→ **STORED DATA**:
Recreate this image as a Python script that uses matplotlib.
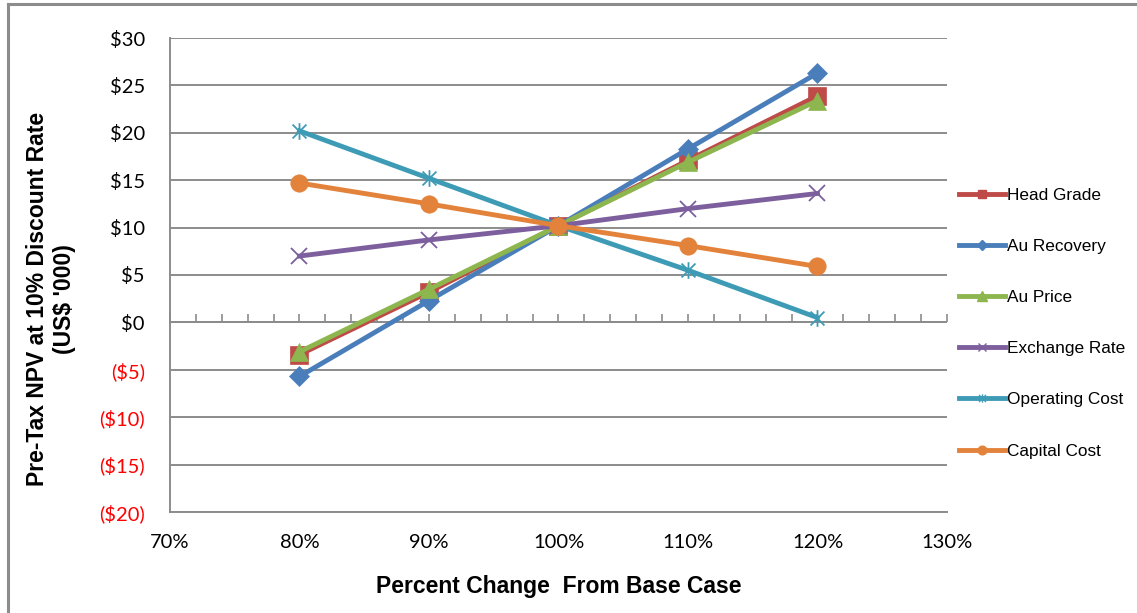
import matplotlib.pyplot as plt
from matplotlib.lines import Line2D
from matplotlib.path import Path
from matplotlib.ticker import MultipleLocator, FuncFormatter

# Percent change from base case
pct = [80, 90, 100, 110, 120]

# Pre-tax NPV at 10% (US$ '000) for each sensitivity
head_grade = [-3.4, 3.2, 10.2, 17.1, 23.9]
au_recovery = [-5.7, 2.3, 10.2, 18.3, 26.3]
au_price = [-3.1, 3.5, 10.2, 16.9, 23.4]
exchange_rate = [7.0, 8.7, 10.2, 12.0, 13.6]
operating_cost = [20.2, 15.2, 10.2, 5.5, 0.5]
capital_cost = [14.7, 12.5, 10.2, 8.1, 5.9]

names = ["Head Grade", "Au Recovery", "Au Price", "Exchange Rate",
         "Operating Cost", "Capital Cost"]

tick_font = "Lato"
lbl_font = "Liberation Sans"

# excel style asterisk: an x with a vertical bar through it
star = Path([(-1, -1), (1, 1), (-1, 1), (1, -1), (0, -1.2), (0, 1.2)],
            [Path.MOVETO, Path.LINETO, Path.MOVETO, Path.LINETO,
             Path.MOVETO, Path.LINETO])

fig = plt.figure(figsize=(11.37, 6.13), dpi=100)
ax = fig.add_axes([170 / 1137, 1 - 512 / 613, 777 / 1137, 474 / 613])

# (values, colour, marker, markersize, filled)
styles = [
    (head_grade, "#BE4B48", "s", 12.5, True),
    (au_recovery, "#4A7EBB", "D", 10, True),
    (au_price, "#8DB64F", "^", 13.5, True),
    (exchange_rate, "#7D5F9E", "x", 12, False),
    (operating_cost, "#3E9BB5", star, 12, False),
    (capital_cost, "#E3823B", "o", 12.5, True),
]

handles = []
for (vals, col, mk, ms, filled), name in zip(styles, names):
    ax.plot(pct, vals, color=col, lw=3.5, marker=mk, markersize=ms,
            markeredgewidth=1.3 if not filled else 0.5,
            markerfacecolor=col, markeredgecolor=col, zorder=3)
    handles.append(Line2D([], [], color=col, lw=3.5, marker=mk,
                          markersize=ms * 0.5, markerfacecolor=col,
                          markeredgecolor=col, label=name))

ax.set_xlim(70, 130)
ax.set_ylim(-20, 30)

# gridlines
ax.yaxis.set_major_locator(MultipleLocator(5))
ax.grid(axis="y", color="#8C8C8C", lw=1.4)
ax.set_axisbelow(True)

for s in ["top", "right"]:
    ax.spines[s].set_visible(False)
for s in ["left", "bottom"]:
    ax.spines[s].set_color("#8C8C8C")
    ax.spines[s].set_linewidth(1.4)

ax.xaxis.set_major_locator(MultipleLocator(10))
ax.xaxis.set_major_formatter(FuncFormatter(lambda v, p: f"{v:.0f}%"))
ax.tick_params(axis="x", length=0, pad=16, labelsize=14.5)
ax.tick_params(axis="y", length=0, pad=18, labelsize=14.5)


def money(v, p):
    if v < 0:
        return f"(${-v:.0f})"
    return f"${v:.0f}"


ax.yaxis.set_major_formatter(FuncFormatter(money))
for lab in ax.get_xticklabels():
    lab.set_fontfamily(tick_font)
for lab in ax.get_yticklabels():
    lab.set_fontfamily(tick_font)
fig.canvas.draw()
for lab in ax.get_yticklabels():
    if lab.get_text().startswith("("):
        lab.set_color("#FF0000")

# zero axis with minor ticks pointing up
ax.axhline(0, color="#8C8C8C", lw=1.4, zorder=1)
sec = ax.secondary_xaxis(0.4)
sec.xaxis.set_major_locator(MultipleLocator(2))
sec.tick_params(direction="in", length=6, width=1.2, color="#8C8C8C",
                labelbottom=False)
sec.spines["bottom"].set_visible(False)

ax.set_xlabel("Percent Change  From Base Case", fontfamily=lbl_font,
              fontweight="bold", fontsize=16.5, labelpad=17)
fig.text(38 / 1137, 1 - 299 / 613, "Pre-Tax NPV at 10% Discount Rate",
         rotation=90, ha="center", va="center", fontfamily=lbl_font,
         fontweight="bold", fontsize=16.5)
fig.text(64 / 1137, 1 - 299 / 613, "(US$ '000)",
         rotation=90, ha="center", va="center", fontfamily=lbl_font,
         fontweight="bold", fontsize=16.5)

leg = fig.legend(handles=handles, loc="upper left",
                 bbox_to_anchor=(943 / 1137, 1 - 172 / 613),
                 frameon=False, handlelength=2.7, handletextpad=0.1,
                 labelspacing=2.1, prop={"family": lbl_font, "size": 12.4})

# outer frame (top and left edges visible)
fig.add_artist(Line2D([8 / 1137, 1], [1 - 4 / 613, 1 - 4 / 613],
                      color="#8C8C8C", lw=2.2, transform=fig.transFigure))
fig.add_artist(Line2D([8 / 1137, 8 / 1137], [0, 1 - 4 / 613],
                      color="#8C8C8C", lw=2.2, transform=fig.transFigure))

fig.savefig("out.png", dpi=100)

→ **YOUR INSTRUCTIONS**: Copy out each line exactly, without the pictures.

→ **RESULT OF THE TASK**:
Recreate this image as a Python script that uses matplotlib.
import matplotlib.pyplot as plt
from matplotlib.lines import Line2D
from matplotlib.path import Path
from matplotlib.ticker import MultipleLocator, FuncFormatter

# Percent change from base case
pct = [80, 90, 100, 110, 120]

# Pre-tax NPV at 10% (US$ '000) for each sensitivity
head_grade = [-3.4, 3.2, 10.2, 17.1, 23.9]
au_recovery = [-5.7, 2.3, 10.2, 18.3, 26.3]
au_price = [-3.1, 3.5, 10.2, 16.9, 23.4]
exchange_rate = [7.0, 8.7, 10.2, 12.0, 13.6]
operating_cost = [20.2, 15.2, 10.2, 5.5, 0.5]
capital_cost = [14.7, 12.5, 10.2, 8.1, 5.9]

names = ["Head Grade", "Au Recovery", "Au Price", "Exchange Rate",
         "Operating Cost", "Capital Cost"]

tick_font = "Lato"
lbl_font = "Liberation Sans"

# excel style asterisk: an x with a vertical bar through it
star = Path([(-1, -1), (1, 1), (-1, 1), (1, -1), (0, -1.2), (0, 1.2)],
            [Path.MOVETO, Path.LINETO, Path.MOVETO, Path.LINETO,
             Path.MOVETO, Path.LINETO])

fig = plt.figure(figsize=(11.37, 6.13), dpi=100)
ax = fig.add_axes([170 / 1137, 1 - 512 / 613, 777 / 1137, 474 / 613])

# (values, colour, marker, markersize, filled)
styles = [
    (head_grade, "#BE4B48", "s", 12.5, True),
    (au_recovery, "#4A7EBB", "D", 10, True),
    (au_price, "#8DB64F", "^", 13.5, True),
    (exchange_rate, "#7D5F9E", "x", 12, False),
    (operating_cost, "#3E9BB5", star, 12, False),
    (capital_cost, "#E3823B", "o", 12.5, True),
]

handles = []
for (vals, col, mk, ms, filled), name in zip(styles, names):
    ax.plot(pct, vals, color=col, lw=3.5, marker=mk, markersize=ms,
            markeredgewidth=1.3 if not filled else 0.5,
            markerfacecolor=col, markeredgecolor=col, zorder=3)
    handles.append(Line2D([], [], color=col, lw=3.5, marker=mk,
                          markersize=ms * 0.5, markerfacecolor=col,
                          markeredgecolor=col, label=name))

ax.set_xlim(70, 130)
ax.set_ylim(-20, 30)

# gridlines
ax.yaxis.set_major_locator(MultipleLocator(5))
ax.grid(axis="y", color="#8C8C8C", lw=1.4)
ax.set_axisbelow(True)

for s in ["top", "right"]:
    ax.spines[s].set_visible(False)
for s in ["left", "bottom"]:
    ax.spines[s].set_color("#8C8C8C")
    ax.spines[s].set_linewidth(1.4)

ax.xaxis.set_major_locator(MultipleLocator(10))
ax.xaxis.set_major_formatter(FuncFormatter(lambda v, p: f"{v:.0f}%"))
ax.tick_params(axis="x", length=0, pad=16, labelsize=14.5)
ax.tick_params(axis="y", length=0, pad=18, labelsize=14.5)


def money(v, p):
    if v < 0:
        return f"(${-v:.0f})"
    return f"${v:.0f}"


ax.yaxis.set_major_formatter(FuncFormatter(money))
for lab in ax.get_xticklabels():
    lab.set_fontfamily(tick_font)
for lab in ax.get_yticklabels():
    lab.set_fontfamily(tick_font)
fig.canvas.draw()
for lab in ax.get_yticklabels():
    if lab.get_text().startswith("("):
        lab.set_color("#FF0000")

# zero axis with minor ticks pointing up
ax.axhline(0, color="#8C8C8C", lw=1.4, zorder=1)
sec = ax.secondary_xaxis(0.4)
sec.xaxis.set_major_locator(MultipleLocator(2))
sec.tick_params(direction="in", length=6, width=1.2, color="#8C8C8C",
                labelbottom=False)
sec.spines["bottom"].set_visible(False)

ax.set_xlabel("Percent Change  From Base Case", fontfamily=lbl_font,
              fontweight="bold", fontsize=16.5, labelpad=17)
fig.text(38 / 1137, 1 - 299 / 613, "Pre-Tax NPV at 10% Discount Rate",
         rotation=90, ha="center", va="center", fontfamily=lbl_font,
         fontweight="bold", fontsize=16.5)
fig.text(64 / 1137, 1 - 299 / 613, "(US$ '000)",
         rotation=90, ha="center", va="center", fontfamily=lbl_font,
         fontweight="bold", fontsize=16.5)

leg = fig.legend(handles=handles, loc="upper left",
                 bbox_to_anchor=(943 / 1137, 1 - 172 / 613),
                 frameon=False, handlelength=2.7, handletextpad=0.1,
                 labelspacing=2.1, prop={"family": lbl_font, "size": 12.4})

# outer frame (top and left edges visible)
fig.add_artist(Line2D([8 / 1137, 1], [1 - 4 / 613, 1 - 4 / 613],
                      color="#8C8C8C", lw=2.2, transform=fig.transFigure))
fig.add_artist(Line2D([8 / 1137, 8 / 1137], [0, 1 - 4 / 613],
                      color="#8C8C8C", lw=2.2, transform=fig.transFigure))

fig.savefig("out.png", dpi=100)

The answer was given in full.